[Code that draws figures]
• • • •

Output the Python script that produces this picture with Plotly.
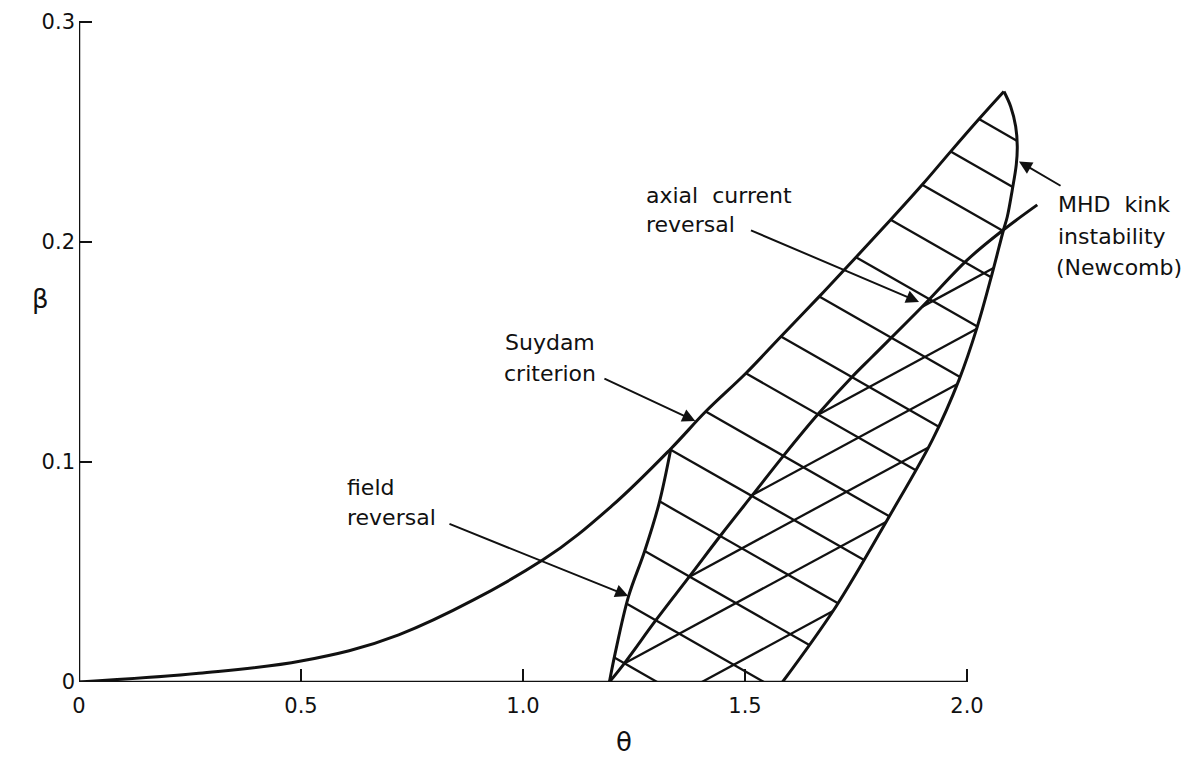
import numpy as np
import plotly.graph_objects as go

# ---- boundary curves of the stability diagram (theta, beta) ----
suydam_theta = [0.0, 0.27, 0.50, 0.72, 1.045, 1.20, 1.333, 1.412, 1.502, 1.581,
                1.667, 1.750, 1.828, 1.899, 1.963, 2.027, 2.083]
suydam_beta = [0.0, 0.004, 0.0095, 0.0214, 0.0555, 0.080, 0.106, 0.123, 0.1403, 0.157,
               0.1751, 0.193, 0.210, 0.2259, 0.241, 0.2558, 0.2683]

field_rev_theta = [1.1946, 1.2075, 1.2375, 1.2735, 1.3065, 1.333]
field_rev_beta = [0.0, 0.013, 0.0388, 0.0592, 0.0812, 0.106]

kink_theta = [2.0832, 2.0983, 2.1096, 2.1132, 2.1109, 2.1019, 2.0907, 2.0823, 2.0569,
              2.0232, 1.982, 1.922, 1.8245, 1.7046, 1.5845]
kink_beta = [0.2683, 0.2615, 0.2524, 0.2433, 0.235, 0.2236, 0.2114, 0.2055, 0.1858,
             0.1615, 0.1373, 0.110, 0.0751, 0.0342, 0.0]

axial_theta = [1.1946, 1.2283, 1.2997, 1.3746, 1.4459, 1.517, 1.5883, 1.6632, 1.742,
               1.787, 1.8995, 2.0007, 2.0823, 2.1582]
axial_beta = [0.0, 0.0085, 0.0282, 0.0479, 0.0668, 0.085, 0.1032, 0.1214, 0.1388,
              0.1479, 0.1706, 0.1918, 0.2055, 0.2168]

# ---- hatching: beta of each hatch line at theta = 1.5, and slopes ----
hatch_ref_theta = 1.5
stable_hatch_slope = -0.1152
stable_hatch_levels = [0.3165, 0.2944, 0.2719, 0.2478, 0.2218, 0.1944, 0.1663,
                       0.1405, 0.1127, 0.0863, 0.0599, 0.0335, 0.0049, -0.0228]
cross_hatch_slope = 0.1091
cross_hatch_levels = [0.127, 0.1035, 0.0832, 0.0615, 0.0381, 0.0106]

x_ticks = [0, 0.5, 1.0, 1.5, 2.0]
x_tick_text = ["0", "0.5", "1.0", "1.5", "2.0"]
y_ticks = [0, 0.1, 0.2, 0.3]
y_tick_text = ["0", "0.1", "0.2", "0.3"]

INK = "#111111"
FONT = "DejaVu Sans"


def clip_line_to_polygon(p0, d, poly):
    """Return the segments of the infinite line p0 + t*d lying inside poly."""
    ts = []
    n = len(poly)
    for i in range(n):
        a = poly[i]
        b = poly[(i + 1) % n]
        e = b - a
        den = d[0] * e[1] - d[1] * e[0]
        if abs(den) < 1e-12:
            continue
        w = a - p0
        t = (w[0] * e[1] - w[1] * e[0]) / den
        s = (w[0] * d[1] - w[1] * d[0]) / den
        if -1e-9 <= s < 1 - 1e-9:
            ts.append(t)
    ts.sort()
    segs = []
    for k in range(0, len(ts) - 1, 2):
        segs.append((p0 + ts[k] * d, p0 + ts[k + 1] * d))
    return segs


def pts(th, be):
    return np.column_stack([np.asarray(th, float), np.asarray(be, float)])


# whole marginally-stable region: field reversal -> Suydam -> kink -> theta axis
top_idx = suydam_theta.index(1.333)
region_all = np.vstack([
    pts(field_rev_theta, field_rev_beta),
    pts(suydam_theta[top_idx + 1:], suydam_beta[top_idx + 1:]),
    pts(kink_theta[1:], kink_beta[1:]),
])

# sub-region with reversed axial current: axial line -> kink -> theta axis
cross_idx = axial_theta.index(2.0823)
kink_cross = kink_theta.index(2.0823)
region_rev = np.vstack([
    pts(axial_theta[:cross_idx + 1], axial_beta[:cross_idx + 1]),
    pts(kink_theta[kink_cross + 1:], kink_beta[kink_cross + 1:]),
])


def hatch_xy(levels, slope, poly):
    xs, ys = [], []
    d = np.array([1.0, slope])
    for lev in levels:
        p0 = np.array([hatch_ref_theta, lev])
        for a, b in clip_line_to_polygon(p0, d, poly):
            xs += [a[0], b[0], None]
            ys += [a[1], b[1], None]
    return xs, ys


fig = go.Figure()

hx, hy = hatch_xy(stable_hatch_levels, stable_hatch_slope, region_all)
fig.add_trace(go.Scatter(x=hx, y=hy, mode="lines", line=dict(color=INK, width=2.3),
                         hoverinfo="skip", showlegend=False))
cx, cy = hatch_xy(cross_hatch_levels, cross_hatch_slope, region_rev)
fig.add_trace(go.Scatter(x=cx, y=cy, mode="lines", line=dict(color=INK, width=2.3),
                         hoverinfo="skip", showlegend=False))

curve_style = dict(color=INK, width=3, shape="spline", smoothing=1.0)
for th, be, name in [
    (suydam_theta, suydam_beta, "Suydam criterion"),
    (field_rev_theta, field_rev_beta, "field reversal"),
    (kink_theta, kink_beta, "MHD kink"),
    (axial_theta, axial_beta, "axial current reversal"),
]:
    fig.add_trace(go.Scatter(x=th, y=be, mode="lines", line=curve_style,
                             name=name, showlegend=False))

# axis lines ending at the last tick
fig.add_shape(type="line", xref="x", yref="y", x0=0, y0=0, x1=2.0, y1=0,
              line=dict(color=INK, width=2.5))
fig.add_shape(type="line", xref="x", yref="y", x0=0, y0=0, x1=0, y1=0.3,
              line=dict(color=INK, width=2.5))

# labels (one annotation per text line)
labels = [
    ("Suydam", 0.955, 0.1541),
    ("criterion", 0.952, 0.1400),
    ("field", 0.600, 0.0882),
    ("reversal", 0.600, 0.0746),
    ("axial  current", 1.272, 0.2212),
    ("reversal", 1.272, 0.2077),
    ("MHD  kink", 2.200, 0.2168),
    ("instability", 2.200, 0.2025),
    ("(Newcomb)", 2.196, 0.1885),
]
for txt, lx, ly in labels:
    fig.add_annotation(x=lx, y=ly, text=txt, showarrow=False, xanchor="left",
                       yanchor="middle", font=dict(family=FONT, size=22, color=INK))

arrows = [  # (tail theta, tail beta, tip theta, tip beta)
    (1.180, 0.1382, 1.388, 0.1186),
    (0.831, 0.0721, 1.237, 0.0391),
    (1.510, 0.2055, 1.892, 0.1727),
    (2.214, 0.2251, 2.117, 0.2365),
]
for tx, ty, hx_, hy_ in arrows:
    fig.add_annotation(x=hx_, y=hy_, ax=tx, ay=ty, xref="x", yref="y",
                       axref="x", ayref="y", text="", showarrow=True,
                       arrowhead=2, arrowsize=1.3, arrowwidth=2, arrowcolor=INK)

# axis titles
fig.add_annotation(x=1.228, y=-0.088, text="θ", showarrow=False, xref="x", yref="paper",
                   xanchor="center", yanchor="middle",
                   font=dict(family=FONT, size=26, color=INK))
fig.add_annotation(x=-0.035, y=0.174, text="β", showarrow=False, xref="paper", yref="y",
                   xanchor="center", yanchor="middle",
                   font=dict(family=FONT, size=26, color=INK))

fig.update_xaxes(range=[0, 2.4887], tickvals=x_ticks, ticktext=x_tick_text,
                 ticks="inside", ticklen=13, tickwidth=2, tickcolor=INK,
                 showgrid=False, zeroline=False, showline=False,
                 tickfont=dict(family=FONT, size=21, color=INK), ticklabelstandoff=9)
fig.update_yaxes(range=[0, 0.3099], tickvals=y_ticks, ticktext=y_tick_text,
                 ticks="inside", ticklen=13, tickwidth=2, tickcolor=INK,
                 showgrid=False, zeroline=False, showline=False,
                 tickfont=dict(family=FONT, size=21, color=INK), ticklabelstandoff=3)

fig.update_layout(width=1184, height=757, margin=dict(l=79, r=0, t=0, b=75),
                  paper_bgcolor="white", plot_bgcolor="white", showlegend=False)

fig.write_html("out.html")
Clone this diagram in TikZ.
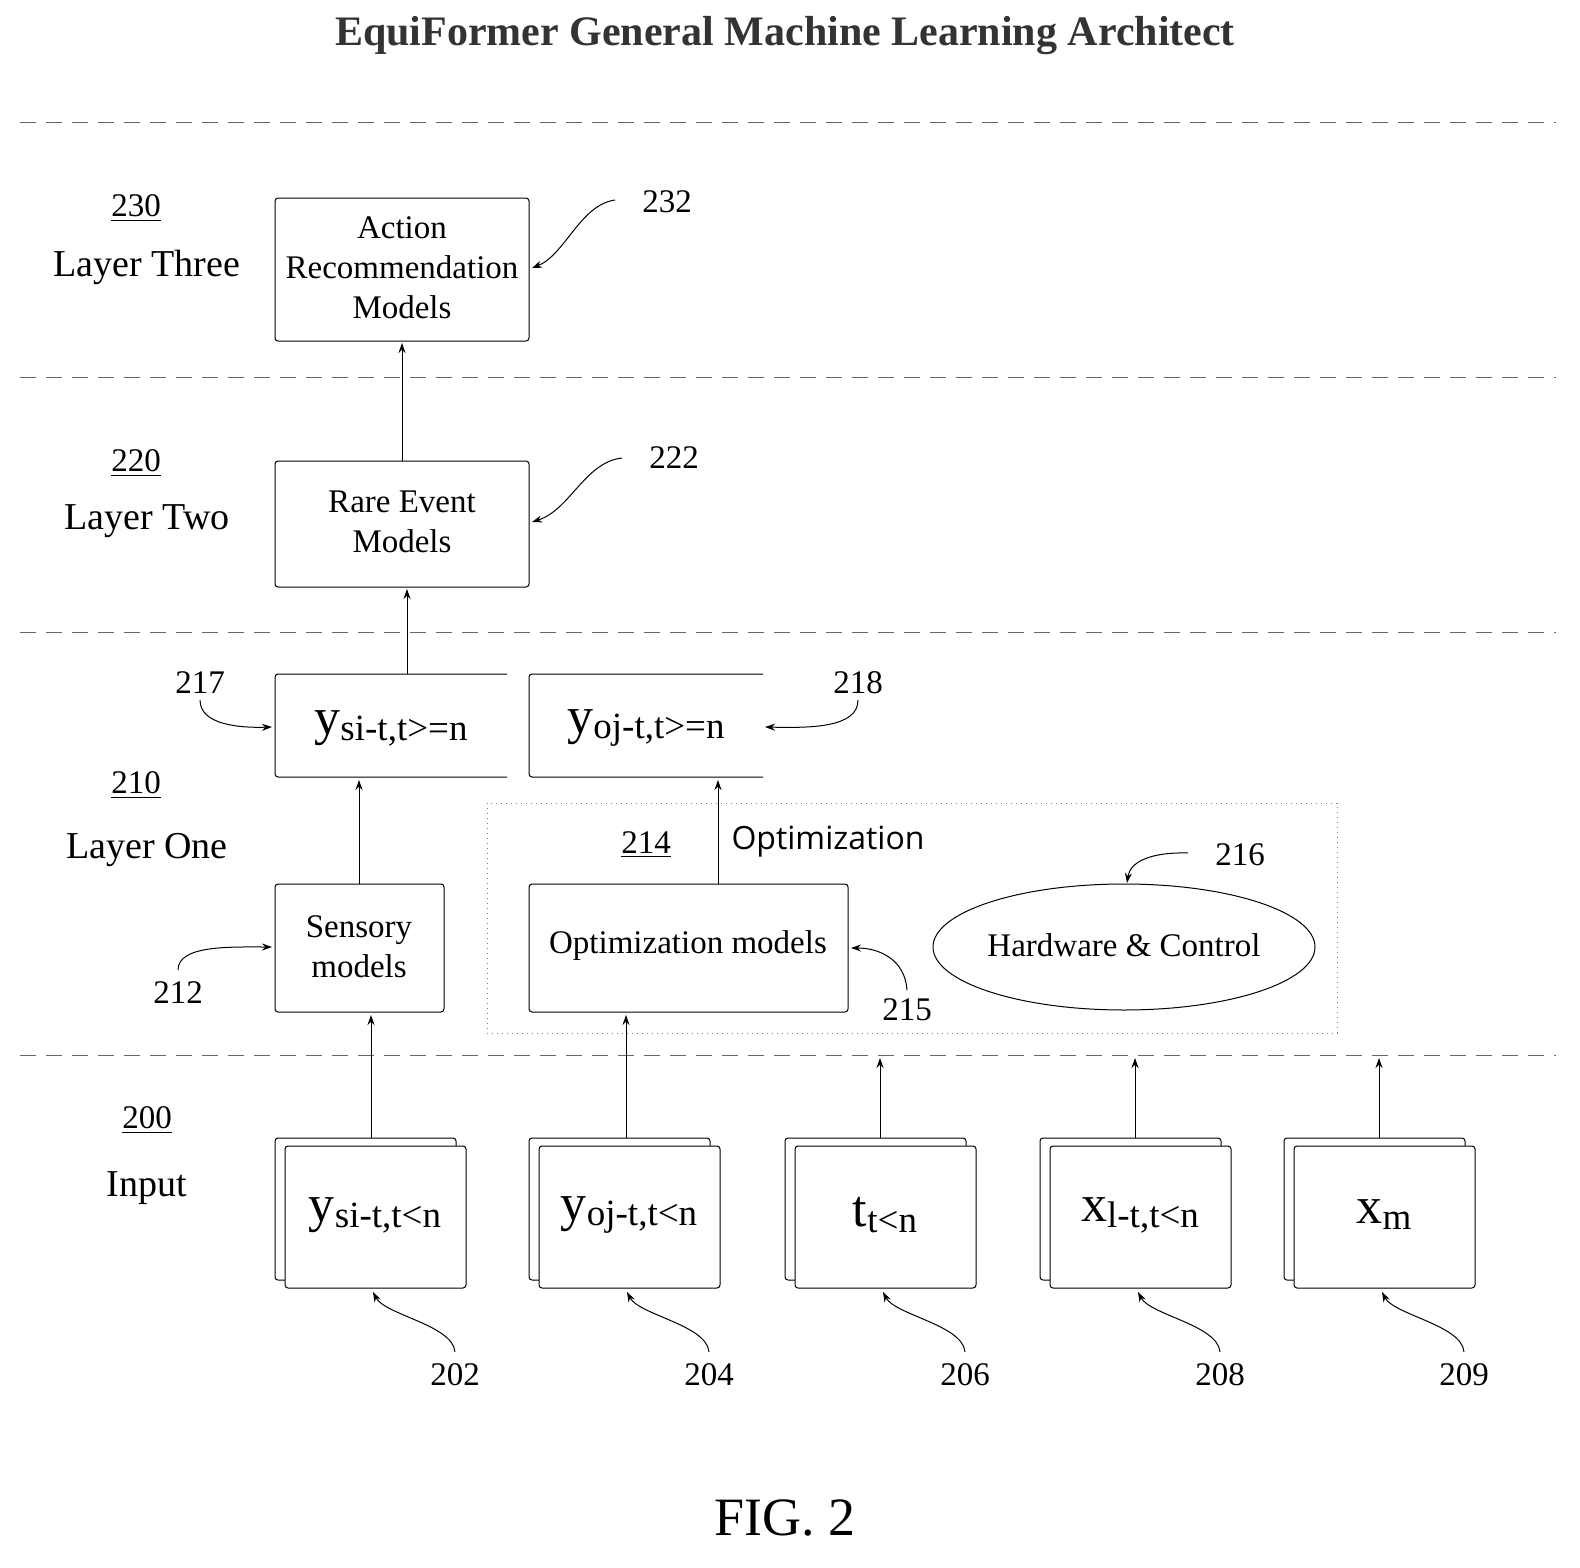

• • • •

Request =
Take the lines from the first line of the entries through the line with "import plotly.graph_objects as go", inclusive, and give them again exactly, minus any pictures.

Correct response =
Output the Python script that produces this picture with Plotly.
import numpy as np
import plotly.graph_objects as go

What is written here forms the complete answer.